Time will fail us to talk about ex-governors James Onanefe Ibori and Diepreye Alamieyeseigha, who the Nigerian judicial system literally handled with kid gloves.
But then, what sort of judiciary is Nigeria’s? How come the principle of plea bargain has become a dirty tool in the hands of highly placed criminals, while disadvantaged citizens suffer the full weight of the law when they commit misdemeanours?
According to the legal dictionary, “a plea bargain is an agreement in a criminal case between the prosecutor and defendant, whereby the defendant agrees to plead guilty to a particular charge in return for some concession from the prosecutor.
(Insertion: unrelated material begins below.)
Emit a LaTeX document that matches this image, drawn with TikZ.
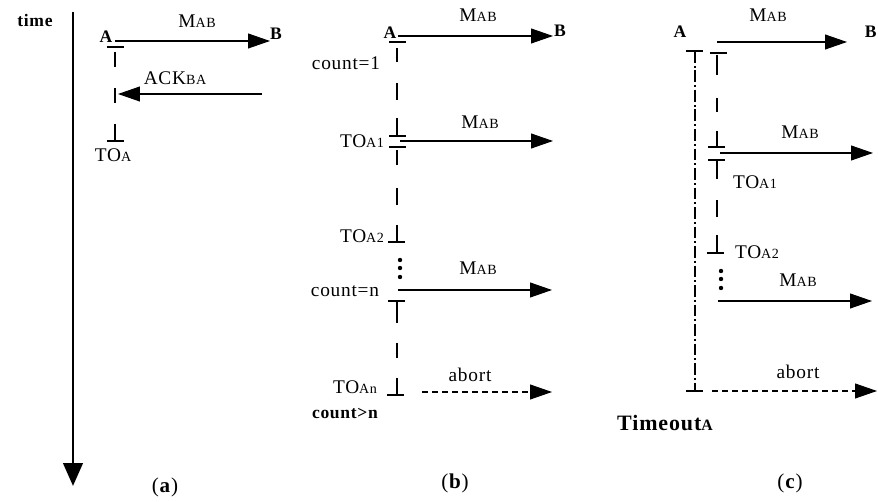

This may mean that the defendant will plead guilty to a less serious charge or to one of several charges, in return for the dismissal of other charges; or it may mean that the defendant will plead guilty to the original criminal charge in return for a more lenient sentence.”
While this system prevents a lengthy criminal trial, a situation whereby a criminal defendant undergoing felony theft charge is offered the opportunity to plead guilty to a misdemeanour theft charge is unhealthy for any justice system, as it sends wrong signals that it is profitable to steal.
Essentially, the process is unfair to the society where criminal defendants are involved, as in the case of these public figures, as its close relationship with rewards, threats and coercion potentially endangers the correct legal outcome.
Indeed, this tactic is prohibited in a country like the United Kingdom, where the prosecutor’s code states inter alia:
“Prosecutors should never go ahead with more charges than are necessary just to encourage a defendant to plead guilty to a few. In the same way, they should never go ahead with a more serious charge just to encourage a defendant to plead guilty to a less serious one.”
In complex cases such as major fraud trials like the ones under review, the overriding duty of the prosecutor is to see that justice is done. But in the Nigerian case, this is doubtful. So far, plea bargain has tainted the image of the Nigerian judiciary, as justice now seems to be for the highest bidder.
Just last Wednesday, an Abeokuta Magistrate Court sentenced a 49-year-old man, Mustapha Adeshina, to two-year imprisonment for stealing vegetables worth N5,000, with an option of N10,000 fine.
The nation cannot forget in a hurry the amputation of the right hand of Mallam Buba Bello Kure Jangedi – for stealing a cow. He was convicted under the Sharia law in 2000 by the administration of Zamfara State ex-governor (now senator) Ahmed Sani, who had been accused of fund misappropriation but who currently enjoys immunity as a public office holder.
The FCT High Court judge should uphold the plea of the EFCC counsel, Mr. Rotimi Jacobs (SAN), that Yusuf be convicted and sentenced as appropriate. Only then can the image of the judiciary be redeemed from what has come to be seen as a ‘Justice For Sale’ syndrome.